A deterministic variant that starts with a large feature set and iteratively removes the least important feature (by MDA permutation), producing models at each sparsity level.

When to Use

• Posterior estimation: Estimate the probability that each feature belongs to the optimal model
• Uncertainty quantification: The chain samples proportional to model quality
• Complementary exploration: Can find models missed by GA and Beam

Algorithm Comparison

Property	GA	Beam	MCMC
Stochastic	Yes	No	Yes
Multi-language	Yes	Per-run	Per-run
Global search	Strong	Weak	Moderate
Speed	Moderate	Fast	Slow
Reproducibility	Seed-dependent	Deterministic	Seed-dependent
Feature interactions	Captured	Limited	Moderate
Recommended for	General use	Quick exploration	Posterior estimation

Cross-Validation

All algorithms support two levels of cross-validation:

Outer Cross-Validation (K-Fold)

The training data is split into K folds (default K=5). The algorithm is run K times in parallel, each time using K-1 folds for training and 1 fold for validation. The final population gathers the Family of Best Models (FBM) from all folds.

Fold 1: Train on folds {2,3,4,5}, validate on fold 1
Fold 2: Train on folds {1,3,4,5}, validate on fold 2
...
Final: Combine FBMs, evaluate on full training data + external test set

Inner Cross-Validation (Overfit Control)

Within each training run, the data is further split into inner folds. At each epoch, model fitness is penalized for the train-validation gap:

fitness = mean(train_fit - |train_fit - valid_fit| * overfit_penalty)

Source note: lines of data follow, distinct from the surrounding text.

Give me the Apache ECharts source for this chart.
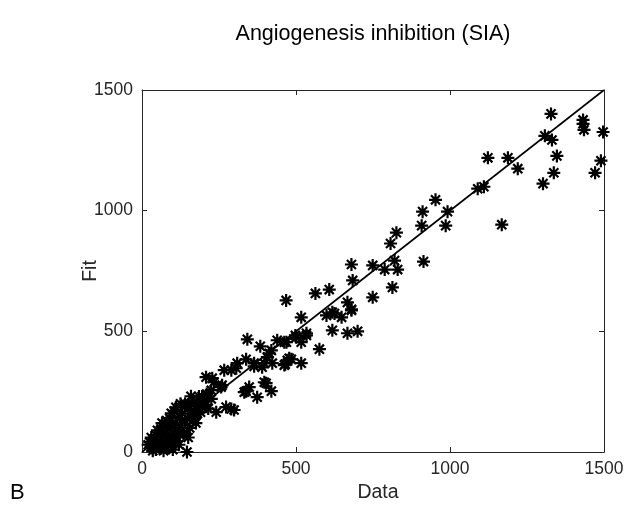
<!DOCTYPE html>
<html>
<head>
<meta charset="utf-8">
<script src="https://cdn.jsdelivr.net/npm/echarts@6/dist/echarts.min.js"></script>
<style>html,body{margin:0;padding:0;background:#fff;}#c{width:637px;height:508px;}</style>
</head>
<body>
<div id="c"></div>
<script>
const titleText = "Angiogenesis inhibition (SIA)";
const xLabel = "Data";
const yLabel = "Fit";
const panelLabel = "B";
const xTicks = [0, 500, 1000, 1500];
const yTicks = [0, 500, 1000, 1500];
const identityLine = [[0, 0], [1500, 1500]];
const dataX = [
  1328,1432,1432,1435,1497,1308,1331,1347,1490,1337,1471,1302,1123,1188,1220,1090,1110,1168,953,911,
  992,908,986,826,807,914,820,788,830,813,749,749,680,684,468,563,608,667,680,517,
  599,625,648,618,667,700,576,498,534,517,517,465,485,439,342,384,420,407,338,364,
  390,267,306,208,234,260,338,374,403,420,348,159,290,273,241,195,137,146,
  618,680,462,501,534,472,413,423,469,309,364,290,228,397,462,478,397,332,225,257,299,
  30,40,45,50,55,60,65,70,75,80,85,90,95,100,100,105,110,115,120,125,
  130,135,140,150,155,160,165,170,175,180,185,190,200,210,215,225,60,45,80,95,
  110,125,35,70,115,25,
  20,50,65,90,105,140,160,195,205,120,150,170,30,85,100,180
];
const dataY = [
  1401,1376,1360,1335,1326,1310,1293,1227,1207,1157,1157,1112,1219,1219,1174,1091,1099,942,1045,996,
  996,938,938,909,864,789,793,756,756,682,773,641,777,711,628,657,673,620,591,558,
  566,574,558,504,492,500,426,483,483,455,368,364,384,463,467,438,421,393,384,355,
  351,339,347,310,289,277,252,227,285,252,269,231,178,186,165,202,79,0,
  579,587,455,475,492,380,409,368,455,368,368,339,306,368,360,388,289,248,256,269,174,
  20,45,10,30,60,15,40,80,25,55,100,35,70,120,10,50,90,140,30,110,
  160,75,130,180,100,200,150,210,120,190,230,165,210,240,180,220,90,70,130,160,
  185,200,5,5,60,40,
  30,90,120,140,170,200,170,230,195,80,60,140,60,20,40,160
];

const points = dataX.map((x, i) => [x, dataY[i]]);
const axisColor = '#262626';
const font = 'Liberation Sans, Arial, Helvetica, sans-serif';
const starPath = 'path://M5 0 L5 10 M0 5 L10 5 M1.5 1.5 L8.5 8.5 M8.5 1.5 L1.5 8.5';

const chart = echarts.init(document.getElementById('c'), null, {renderer: 'canvas'});
const baseAxis = {
  min: xTicks[0], max: xTicks[xTicks.length - 1], interval: 500,
  axisLine: {show: true, onZero: false, lineStyle: {color: axisColor, width: 1}},
  axisTick: {show: true, inside: true, length: 5, lineStyle: {color: axisColor}},
  splitLine: {show: false}
};
const fmt = v => String(v);
chart.setOption({
  animation: false,
  title: {
    text: titleText, left: 368, top: 18, textAlign: 'center',
    textStyle: {fontFamily: font, fontSize: 21.5, fontWeight: 'normal', color: '#000'}
  },
  grid: {left: 142, top: 90, width: 462, height: 362},
  xAxis: [
    Object.assign({}, baseAxis, {type: 'value', position: 'bottom',
      axisLabel: {show: true, color: axisColor, fontFamily: font, fontSize: 17.5, margin: 8, formatter: fmt}}),
    Object.assign({}, baseAxis, {type: 'value', position: 'top', axisLabel: {show: false}})
  ],
  yAxis: [
    Object.assign({}, baseAxis, {type: 'value', min: yTicks[0], max: yTicks[yTicks.length - 1], position: 'left',
      axisLabel: {show: true, color: axisColor, fontFamily: font, fontSize: 17.5, margin: 9, formatter: fmt}}),
    Object.assign({}, baseAxis, {type: 'value', min: yTicks[0], max: yTicks[yTicks.length - 1], position: 'right', axisLabel: {show: false}})
  ],
  series: [
    {
      type: 'scatter', data: points, symbol: starPath, symbolSize: 13,
      itemStyle: {color: 'rgba(0,0,0,0)', borderColor: '#000', borderWidth: 2.2, opacity: 1},
      z: 2
    },
    {
      type: 'line', data: identityLine, showSymbol: false, symbol: 'none',
      lineStyle: {color: '#000', width: 1.6}, z: 3
    }
  ],
  graphic: [
    {type: 'text', x: 378, y: 493,
      style: {text: xLabel, font: '19.5px ' + font, fill: '#262626', align: 'center', verticalAlign: 'middle'}},
    {type: 'text', x: 91, y: 271, rotation: Math.PI / 2,
      style: {text: yLabel, font: '19.5px ' + font, fill: '#262626', align: 'center', verticalAlign: 'middle'}},
    {type: 'text', x: 10, y: 493,
      style: {text: panelLabel, font: '22px ' + font, fill: '#000', align: 'left', verticalAlign: 'middle'}}
  ]
});
</script>
</body>
</html>
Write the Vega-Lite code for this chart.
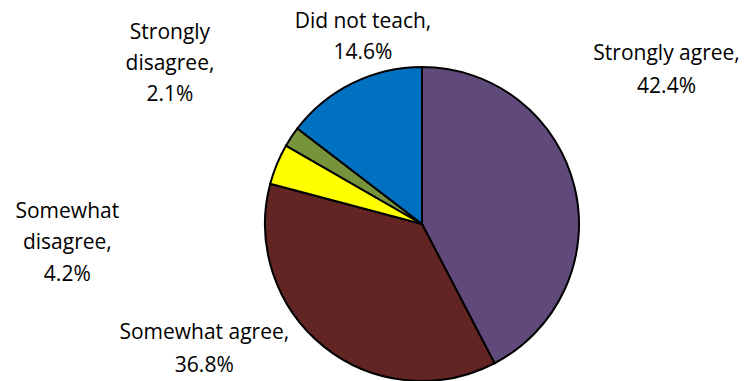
{
  "$schema": "https://vega.github.io/schema/vega-lite/v6.json",
  "autosize": {"type": "none"},
  "width": 658,
  "height": 314,
  "padding": {"left": 93, "top": 67, "right": 0, "bottom": 0},
  "background": "white",
  "config": {"view": {"stroke": null}},
  "data": {"values": [
    {"category": "Strongly agree", "pct": 42.4, "rank": 1},
    {"category": "Somewhat agree", "pct": 36.8, "rank": 2},
    {"category": "Somewhat disagree", "pct": 4.2, "rank": 3},
    {"category": "Strongly disagree", "pct": 2.1, "rank": 4},
    {"category": "Did not teach", "pct": 14.6, "rank": 5}
  ]},
  "transform": [
    {"calculate": "datum.category + ',\\n' + format(datum.pct, '.1f') + '%'", "as": "label2"},
    {"calculate": "datum.category + ', ' + format(datum.pct, '.1f') + '%'", "as": "label3"}
  ],
  "encoding": {
    "theta": {"field": "pct", "type": "quantitative", "stack": true},
    "order": {"field": "rank", "type": "quantitative"},
    "detail": {"field": "category", "type": "nominal"}
  },
  "layer": [
    {
      "mark": {"type": "arc", "stroke": "black", "strokeWidth": 2},
      "encoding": {
        "color": {
          "field": "category", "type": "nominal",
          "scale": {
            "domain": ["Strongly agree", "Somewhat agree", "Somewhat disagree", "Strongly disagree", "Did not teach"],
            "range": ["#604A7B", "#632523", "#FFFF00", "#77933C", "#0070C0"]
          },
          "legend": null
        }
      }
    },
    {
      "mark": {"type": "text", "radius": 190, "dx": 60, "dy": -125, "font": "Open Sans", "fontSize": 21, "lineBreak": "\n", "lineHeight": 33, "align": "center", "baseline": "middle", "fill": "black"},
      "encoding": {"text": {"condition": {"test": "datum.category === 'Strongly agree'", "field": "label2"}, "value": ""}}
    },
    {
      "mark": {"type": "text", "radius": 190, "dx": -99, "dy": -39, "font": "Open Sans", "fontSize": 21, "lineBreak": "\n", "lineHeight": 33, "align": "center", "baseline": "middle", "fill": "black"},
      "encoding": {"text": {"condition": {"test": "datum.category === 'Somewhat agree'", "field": "label2"}, "value": ""}}
    },
    {
      "mark": {"type": "text", "radius": 190, "dx": -179, "dy": 60, "font": "Open Sans", "fontSize": 21, "lineBreak": " ", "lineHeight": 31.5, "align": "center", "baseline": "middle", "fill": "black"},
      "encoding": {"text": {"condition": {"test": "datum.category === 'Somewhat disagree'", "field": "label3"}, "value": ""}}
    },
    {
      "mark": {"type": "text", "radius": 190, "dx": -94, "dy": -86, "font": "Open Sans", "fontSize": 21, "lineBreak": " ", "lineHeight": 31, "align": "center", "baseline": "middle", "fill": "black"},
      "encoding": {"text": {"condition": {"test": "datum.category === 'Strongly disagree'", "field": "label3"}, "value": ""}}
    },
    {
      "mark": {"type": "text", "radius": 190, "dx": 25, "dy": -32, "font": "Open Sans", "fontSize": 21, "lineBreak": "\n", "lineHeight": 31, "align": "center", "baseline": "middle", "fill": "black"},
      "encoding": {"text": {"condition": {"test": "datum.category === 'Did not teach'", "field": "label2"}, "value": ""}}
    }
  ]
}
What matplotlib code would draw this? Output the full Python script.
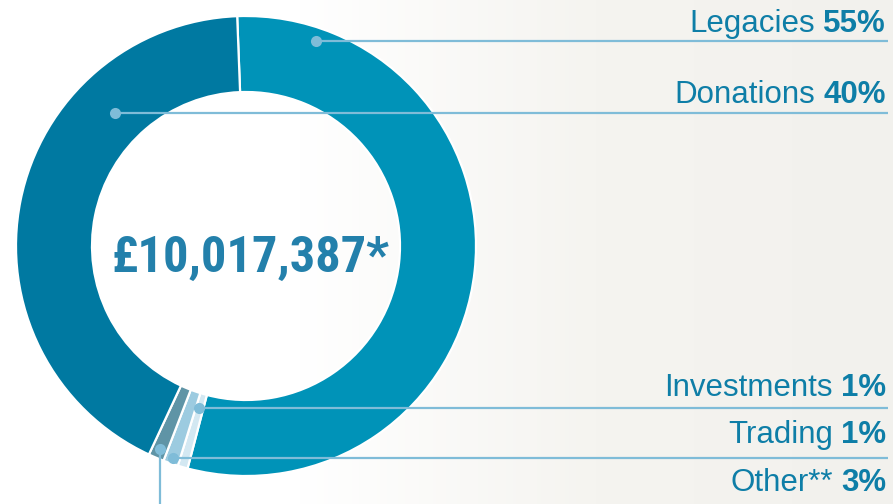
import numpy as np
import matplotlib
matplotlib.use('Agg')
import matplotlib.pyplot as plt
from matplotlib import font_manager
from matplotlib.colors import LinearSegmentedColormap

W, H = 893, 504

labels = ['Legacies', 'Investments', 'Trading', 'Other**', 'Donations']
pct_text = ['55%', '1%', '1%', '3%', '40%']
shares = [54.7, 0.7, 1.05, 1.1, 42.45]   # slice sizes as drawn in the picture
colors = ['#0093b8', '#d3e8f2', '#9ccbe0', '#5f94a6', '#0079a1']
total_text = '£10,017,387*'

# leader anchor: fraction along the wedge (clockwise), radius in px
anchor_frac = [0.107, 0.5, 0.5, 0.5, 0.723]
anchor_r = [217, 169, 224, 220, 187]
text_base = [32, 396, 443, 491, 103]   # label baselines, px from top

line_c = '#7fbcd8'
text_c = '#0e7ea7'
cx, cy, R = 246, H - 246, 230


def pick_condensed():
    # try to find some narrow bold face for the big total
    tries = [('Noto Sans', 'ultra-condensed'), ('Noto Sans', 'extra-condensed'),
             ('Noto Sans', 'condensed'),
             ('Roboto Condensed', 'normal'), ('Roboto', 'condensed'),
             ('DejaVu Sans', 'condensed'), ('DejaVu Sans Condensed', 'normal'),
             ('Liberation Sans Narrow', 'normal'), ('Open Sans', 'condensed')]
    for fam, st in tries:
        fp = font_manager.FontProperties(family=fam, stretch=st, weight='bold')
        try:
            path = font_manager.findfont(fp, fallback_to_default=False)
        except Exception:
            continue
        name = path.lower()
        if 'condensed' in name or 'narrow' in name:
            return fam, st
    return 'DejaVu Sans', 'normal'


fig = plt.figure(figsize=(W / 100, H / 100), dpi=100)

# soft paper background, white at left fading to warm grey at right
bg = fig.add_axes([0, 0, 1, 1], zorder=-1)
grad = np.linspace(0, 1, 256).reshape(1, -1)
cm = LinearSegmentedColormap.from_list('paper', ['#ffffff', '#ffffff', '#f5f4f0', '#f2f1ed'])
bg.imshow(grad, aspect='auto', cmap=cm, extent=[0, 1, 0, 1])
bg.axis('off')

ax = fig.add_axes([0, 0, 1, 1])
ax.patch.set_alpha(0)
wedges, _ = ax.pie(shares, colors=colors, startangle=92.2, counterclock=False,
                   center=(cx, cy), radius=R,
                   wedgeprops=dict(width=76, edgecolor='white', linewidth=1.6))
ax.set_xlim(0, W)
ax.set_ylim(0, H)
ax.set_aspect('equal')
ax.axis('off')

renderer = fig.canvas.get_renderer()

fam, st = pick_condensed()
big = ax.text(251, H - 272, total_text, ha='center', va='baseline', fontsize=40,
              fontweight='bold', fontstretch=st, color='#2380ab', family=fam)
wpx = big.get_window_extent(renderer).width
big.set_fontsize(40 * 278 / wpx)

for w, lab, pct, fr, r, tb in zip(wedges, labels, pct_text, anchor_frac, anchor_r, text_base):
    ang = np.deg2rad(w.theta2 - fr * (w.theta2 - w.theta1))
    x = cx + r * np.cos(ang)
    y = cy + r * np.sin(ang)
    if lab.startswith('Other'):
        ax.plot([x, x], [y, 0], color=line_c, lw=1.6, zorder=5, solid_capstyle='butt')
    else:
        ax.plot([x, 888], [y, y], color=line_c, lw=1.6, zorder=5, solid_capstyle='butt')
    ax.plot(x, y, 'o', ms=8, color=line_c, mec='none', zorder=6)

    t = ax.text(886, H - tb, pct, ha='right', va='baseline', fontsize=22.5,
                fontweight='bold', color=text_c, family='Liberation Sans')
    bb = t.get_window_extent(renderer)
    ax.text(bb.x0 - 8, H - tb, lab, ha='right', va='baseline', fontsize=22.5,
            color=text_c, family='Liberation Sans')

fig.savefig('out.png', dpi=100)
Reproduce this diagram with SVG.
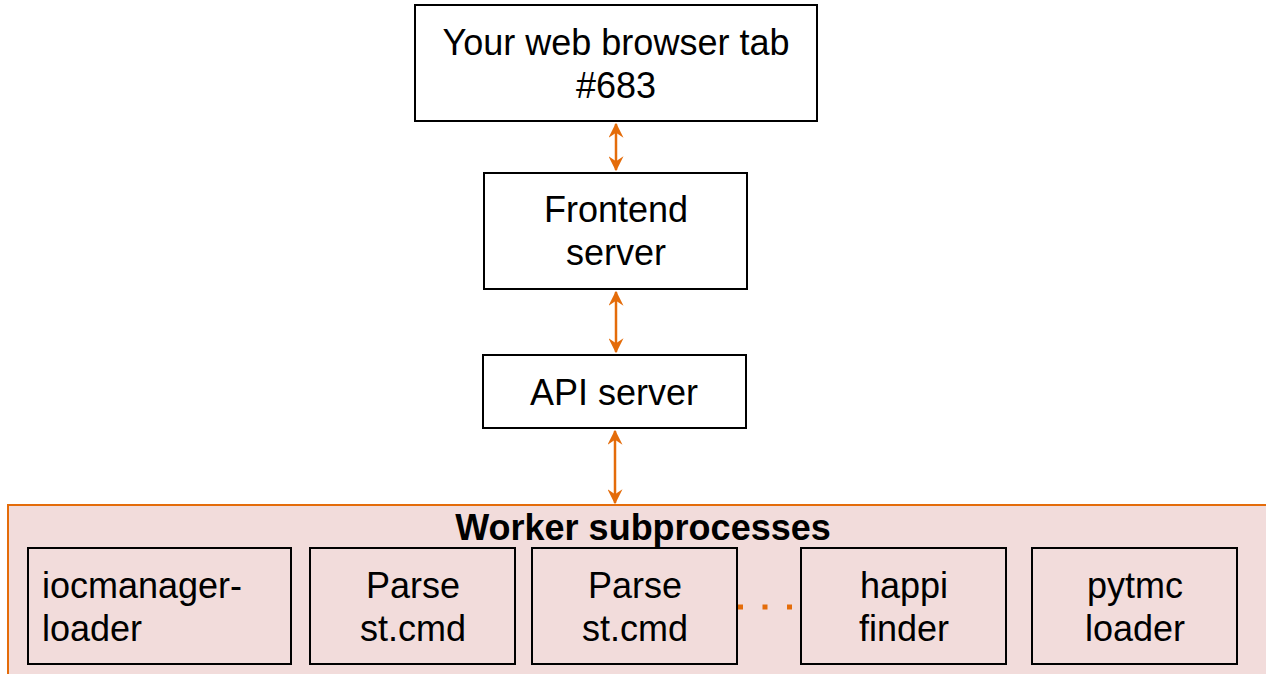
<svg xmlns="http://www.w3.org/2000/svg" width="1266" height="674" viewBox="0 0 1266 674">
<style>
.box{fill:#fff;stroke:#000;stroke-width:2}
.sub{fill:none;stroke:#000;stroke-width:2}
.t{font-family:"Liberation Sans",Arial,sans-serif;font-size:36px;fill:#000;text-anchor:middle}
.l{text-anchor:start}
.conn{stroke:#E46C0A;stroke-width:2.5;fill:none;marker-start:url(#ah);marker-end:url(#ah)}
</style>
<defs>
<marker id="ah" viewBox="0 0 12 12" refX="11" refY="6" markerWidth="6" markerHeight="6" orient="auto-start-reverse" markerUnits="strokeWidth">
<path d="M0,0 L12,6 L0,12 L4,6 Z" fill="#E46C0A"/>
</marker>
</defs>
<rect width="1266" height="674" fill="#fff"/>
<g id="workers">
<rect x="8" y="505" width="1266" height="180" fill="#F2DCDB" stroke="#E46C0A" stroke-width="2"/>
<text x="643" y="540" class="t" font-weight="bold">Worker subprocesses</text>
</g>
<g id="browser">
<rect class="box" x="415" y="5" width="402" height="116"/>
<text class="t" x="616" y="55">Your web browser tab</text>
<text class="t" x="616" y="98">#683</text>
</g>
<g id="frontend">
<rect class="box" x="484" y="173" width="263" height="116"/>
<text class="t" x="616" y="222">Frontend</text>
<text class="t" x="616" y="265">server</text>
</g>
<g id="api">
<rect class="box" x="483" y="355" width="263" height="73"/>
<text class="t" x="614" y="405">API server</text>
</g>
<g id="iocmanager">
<rect class="sub" x="28" y="548" width="263" height="116"/>
<text class="t l" x="42" y="598">iocmanager-</text>
<text class="t l" x="42" y="641">loader</text>
</g>
<g id="parse1">
<rect class="sub" x="310" y="548" width="205" height="116"/>
<text class="t" x="413" y="598">Parse</text>
<text class="t" x="413" y="641">st.cmd</text>
</g>
<g id="parse2">
<rect class="sub" x="532" y="548" width="205" height="116"/>
<text class="t" x="635" y="598">Parse</text>
<text class="t" x="635" y="641">st.cmd</text>
</g>
<g id="happi">
<rect class="sub" x="801" y="548" width="205" height="116"/>
<text class="t" x="904" y="598">happi</text>
<text class="t" x="904" y="641">finder</text>
</g>
<g id="pytmc">
<rect class="sub" x="1032" y="548" width="205" height="116"/>
<text class="t" x="1135" y="598">pytmc</text>
<text class="t" x="1135" y="641">loader</text>
</g>
<g id="connectors">
<line class="conn" x1="616" y1="124" x2="616" y2="170"/>
<line class="conn" x1="616" y1="292" x2="616" y2="352"/>
<line class="conn" x1="615" y1="431" x2="615" y2="503"/>
<line x1="738" y1="607" x2="800" y2="607" stroke="#E46C0A" stroke-width="5" stroke-dasharray="5,19.5"/>
</g>
</svg>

Inner folds can be re-drawn periodically (resampling_inner_folds_epochs) to prevent indirect learning of fold structure.

Stratification

Folds are stratified by class label to preserve class proportions. Since v0.7.4, double stratification is supported: folds are stratified first by class, then by a metadata variable (e.g., hospital, batch, sequencing center) to ensure that confounding factors are balanced across folds.

Feature Pre-selection

Before running any algorithm, features are statistically pre-filtered to reduce the search space:

1. Prevalence filter (feature_minimal_prevalence_pct): Remove features present in fewer than N% of samples in both classes
2. Mean filter (feature_minimal_feature_value): Remove features with negligible mean abundance in both classes
3. Statistical test: Three options:
   • Wilcoxon rank-sum (default): Non-parametric, robust to skewness and outliers
   • Student’s t-test: Parametric, assumes normality
   • Bayesian Fisher’s exact: For binary/presence-absence data, uses Bayes factors
4. Multiple testing correction: Benjamini-Hochberg FDR for Wilcoxon and t-test
5. Feature ranking: Features ranked by significance, optionally capped at max_features_per_class per class

References

• Holland, J. H. (1992). Adaptation in Natural and Artificial Systems. MIT Press.
• Blondel, V. D. et al. (2008). Fast unfolding of communities in large networks. J. Stat. Mech., P10008.
• Metropolis, N. et al. (1953). Equation of state calculations by fast computing machines. J. Chem. Phys., 21(6), 1087-1092.